レットのコールがかけられる状況は、ポイントプレイ中に、選手のプレイを妨げるような状況が発生したときです。では具体的にどのような状況でレットがかけられるのか、よく起こる具体例を挙げておきます。
サービスがネットインした場合
最もレットコールがかけられるのはサービスがネットインした場合です。1stサーブがネットインした場合は1stサーブの、2ndサーブの場合は2ndサーブの打ち直しでポイントのやり直しとなります。
レシーバーが返球の構えに入る前に、サーバーがサービスを打ってしまった場合もレットがかけられます。基本的にはレシーバーが構えてからサーブを打つのがマナーになるので、サービスを打つ前はしっかりと相手の構えを確認しましょう。
プレイ中に障害物がコートに入ってきたとき。
プレイ中に隣のコートからボールなど、選手の気を逸らすような障害物が入ってきたときはレットがコールできます。ただ、セルフジャッジの場合はコート内に入ったボールなどの障害物に気づいた選手しかレットをかけられません。
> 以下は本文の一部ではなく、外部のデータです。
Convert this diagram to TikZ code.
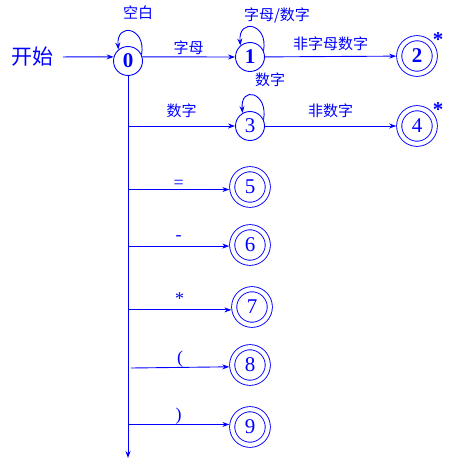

まれに、プレイ中は障害物に気づかなかった選手がポイントを落とし、ポイントが完了したあとにレットによるリプレイを要求する場合があります。プレイ中に障害物に気づかなった選手が後になってレットを要求してもその要求は認められません。
サーバーがポケットに入れているボールを落としたとき。
1stサーブが入ってインプレーになった場合、サーバーはポケットに2ndサーブ用のボールを入れた状態でプレイしているはずです。もしも持っていたボールがインプレー中にコートに落ちてしまった場合はレットがかけられます。
ただし、レットが認められるのは最初にボールを落としたときだけで、2回目以降にボールを落とした場合は全て失点になります。2回目以降にボールを含め、何か物を落とした場合、即失点になるというのは意外と知られていないので、知っておくと有利になることもあるかもしれません。
ちなみにプレイ中にラケットを落とした場合はレットになりません。そのままプレイは続行されます。インプレー中にラケットを落としても、すぐに拾ってプレイを続けられれば問題ありません。
実際に錦織選手がラケットを落としながらポイントを獲得するという珍しいケースが2016年のリオデジャネイロ五輪の試合では発生しています。
レットが認められるその他の特殊な状況。
プレイ中に使用しているボールが途中でパンクするなどした場合もレットをかけることができます。プロの試合では使用するボール数も多く、こまめにボールチェンジがされるので、実際に適応されたケースは聞いたことがありません。
一般レベルでも流石にインプレー中にボールがパンクしてレットになったという話は聞いたことがありませんし、そこまでルールについて熟知している人も少ないので、話題にならないだけかもしれません。
プロの試合で選手がレットをかけた珍しいケース。
2018年のATPファイナルズ準決勝(A.ズべレフ VS R.フェデラー)の試合中に選手自身がラリー中にレットをかけるという珍しいケースが発生しました。
試合はズべレフが1stセットを先取し、2ndセットはタイブレークに突入します。タイブレークの4-3でフェデラーがリードしていたポイントで、ラリー中にズべレフがレットをかけ、プレイを中断させます。
ラリー中にボールパーソンがボールを落としてしまい、その動きに気づいたズべレフがポイントを中断したのです。映像ではその瞬間が記録されており、主審もボールパーソンに確認したうえでポイントのやり直しを認めています。
詳細が分からない一部の観客からはブーイングが起こっていますが、ズべレフがレットをかけたことについては一切問題はなく、フェデラーも試合後にルール上問題はなかったことを認めています。結果的にこのタイブレークをものにしたズべレフはこの試合の勝利を収めています。
もしもタイブレークでレットをかけていなければズべレフはタイブレークを落とし、試合にも負けていた可能性があります。ルールについて理解し、必要に応じてレットを自らかける重要性がこのケースからも分かります。
ルールを理解することでプレイに集中できる!
テニスのルールについて細かく把握している人は意外と少ないです。そのため、試合によく出ている人でも間違ったルールに基づいてレットコールをかけたり、自分に都合の良い解釈で試合を進めようとする人も稀にいます。
相手の主張に押されて不利な条件を押し付けられることがないようにルールを勉強することプラスに働くはずです。今回の記事でルールの重要性について再確認した方は、ルールブックを購入して、レット以外についても確認してみてはいかがでしょうか。いつか試合で役に立つときがあるかもしれませんね。